Le projet de loi renforçant les dispositions relatives à la lutte contre le terrorisme a été présenté en commission des lois en pleines période de vacances, et sera examiné par le parlement au début de l’automne, via une procédure accélérée.

Comme d’autres avant lui, ce texte donne des pouvoirs exorbitants de contrôle et de surveillance à l’administration: restriction de la liberté de mouvement, atteintes à la vie privée facilitées, censure administrative mise en place en toute opacité et sans contrôle du juge, etc. Il organise le contournement du judiciaire et sape le principe de séparation des pouvoirs, base de l’État de droit.

Toute augmentation de la répression préventive nécessite une surveillance accrue, afin de détecter les comportements déviants, les intentions terroristes et de suivre les “parcours de radicalisation”.

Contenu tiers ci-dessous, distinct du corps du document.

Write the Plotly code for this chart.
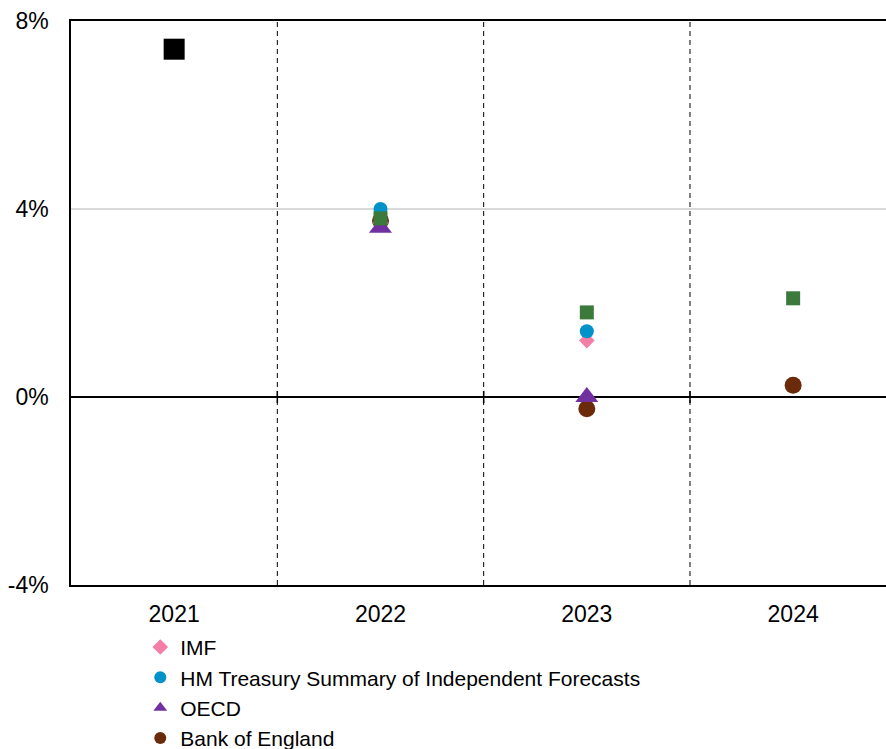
import plotly.graph_objects as go

# UK real GDP growth: 2021 outturn and forecasts for 2022-2024
years = ["2021", "2022", "2023", "2024"]
x_pos = [0, 1, 2, 3]

outturn = [7.4, None, None, None]
imf = [None, 3.7, 1.2, None]
hmt = [None, 4.0, 1.4, None]
oecd = [None, 3.6, 0.0, None]
boe = [None, 3.75, -0.25, 0.25]
obr = [None, 3.8, 1.8, 2.1]

y_ticks = [-4, 0, 4, 8]
y_tick_labels = ["-4%", "0%", "4%", "8%"]

FONT = "Liberation Sans, Arial, sans-serif"

fig = go.Figure()


def add_series(values, name, color, symbol, size, show, rank):
    fig.add_trace(go.Scatter(
        x=x_pos, y=values, mode="markers", name=name,
        marker=dict(color=color, symbol=symbol, size=size, line=dict(width=0)),
        showlegend=show, legendrank=rank, cliponaxis=False,
    ))


add_series(boe, "Bank of England", "#6B2A0A", "circle", 17, True, 4)
add_series(imf, "IMF", "#F47FA4", "diamond", 12, True, 1)
add_series(hmt, "HM Treasury Summary of Independent Forecasts", "#0092C9", "circle", 14, True, 2)
add_series(oecd, "OECD", "#7030A0", "triangle-up", 20, True, 3)
add_series(obr, "OBR", "#3C7A3C", "square", 14, False, 5)
add_series(outturn, "Outturn", "#000000", "square", 21, False, 6)

shapes = []
# dashed dividers between years and small ticks on the zero line
for b in [0.5, 1.5, 2.5]:
    shapes.append(dict(type="line", xref="x", yref="y", x0=b, x1=b, y0=-4, y1=8,
                       line=dict(color="#000000", width=1, dash="5px,4px"), layer="below"))
    shapes.append(dict(type="line", xref="x", yref="y", x0=b, x1=b, y0=-0.13, y1=0.13,
                       line=dict(color="#000000", width=1.5)))

fig.update_layout(
    width=886, height=749,
    margin=dict(l=71, r=0, t=21, b=164, autoexpand=False),
    paper_bgcolor="white", plot_bgcolor="white",
    font=dict(family=FONT, size=23, color="#000000"),
    shapes=shapes,
    showlegend=True,
    legend=dict(
        x=0.085, xanchor="left", y=0.163, yanchor="top", yref="container",
        font=dict(family=FONT, size=21, color="#000000"),
        bgcolor="rgba(0,0,0,0)", itemsizing="constant",
        tracegroupgap=0,
    ),
    xaxis=dict(
        range=[-0.5, 3.45], tickvals=x_pos, ticktext=years,
        showgrid=False, zeroline=False, ticks="",
        showline=True, mirror=True, linecolor="#000000", linewidth=1.5,
        ticklabelstandoff=8, fixedrange=True,
    ),
    yaxis=dict(
        range=[-4, 8], tickvals=y_ticks, ticktext=y_tick_labels,
        showgrid=True, gridcolor="#D9D9D9", gridwidth=1.5,
        zeroline=True, zerolinecolor="#000000", zerolinewidth=1.5,
        showline=True, mirror=False, linecolor="#000000", linewidth=1.5,
        ticks="", ticklabelstandoff=16, fixedrange=True,
    ),
)

fig.write_html("out.html")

Le texte renforce donc la surveillance et le fichage de masse. Il met par exemple en place une surveillance indiscriminée des déplacements, en obligeant les compagnies de transport à transmettre à l’autorité administrative les données d’enregistrement de tous les passagers (article 1). L’exposé des motifs du projet de loi précise même qu’ « à terme, les données de réservation et d’enregistrement transmises concerneront toutes les destinations (intra et hors Schengen) ».

Le numérique n’a bien sur pas été oublié. D’après Philippe Aigrain, “dans la logique globale du projet, celle du profilage, du suivi longitudinal, du croisement de données, de la suspicion, le numérique est […] au cœur des moyens qui pourront être utilisés pour décider qu’il y a « de sérieuses raisons de croire… » qu’une personne a l’intention de commettre des actes terroristes.

Plusieurs dispositions traitent directement du numérique. Circonstance aggravante lorsque « la provocation ou l’apologie du terrorisme » – jamais définis – se font sur internet (article 4) ; blocage de sites par décision administrative; obligation pour les fournisseurs d’accès de surveiller et signaler les dits sites et donc de mettre en place une surveillance généralisée du réseau (article 9); nouvelles modalités de perquisition des systèmes informatiques sans présence sur place des policiers (article 10); il étend le champ d’application de l’enquête sous pseudonyme à internet (article 13) [votre meilleur ami est-il un nouveau Sabu ?]; étend l’utilisation de dispositifs donnant à accès en temps réel « aux données informatiques sonores et visuelles » [La police peut-elle visualisez votre écran en même temps que vous ?] (article 14); et permet d’appliquer le régime procédural de la criminalité organisée -lui même assimilé à du terrorisme-, aux atteintes « aux systèmes de traitement automatisé des données », c’est à dire au mode d’action de certains Anonymous.

Selon le syndicat de la magistrature cette dernière disposition « ne cible en réalité pas les actes à visée terroristes mais conduira sans nul doute à la surpénalisation des nouvelles formes de contestation de l’ordre social. »

L’analyse précise aussi utilement que la surenchère sécuritaire du projet de loi Cazeneuve s’applique d’autant plus lourdement que notre droit “adopte une conception très large des actes de terrorisme, contre les préconisations de l’ONU qui met au cœur de [sa] définition les attaques délibérées et indéterminées contre les civils avec l’intention de tuer. Le droit français, lui, inclut de nombreuses infractions aux biens.”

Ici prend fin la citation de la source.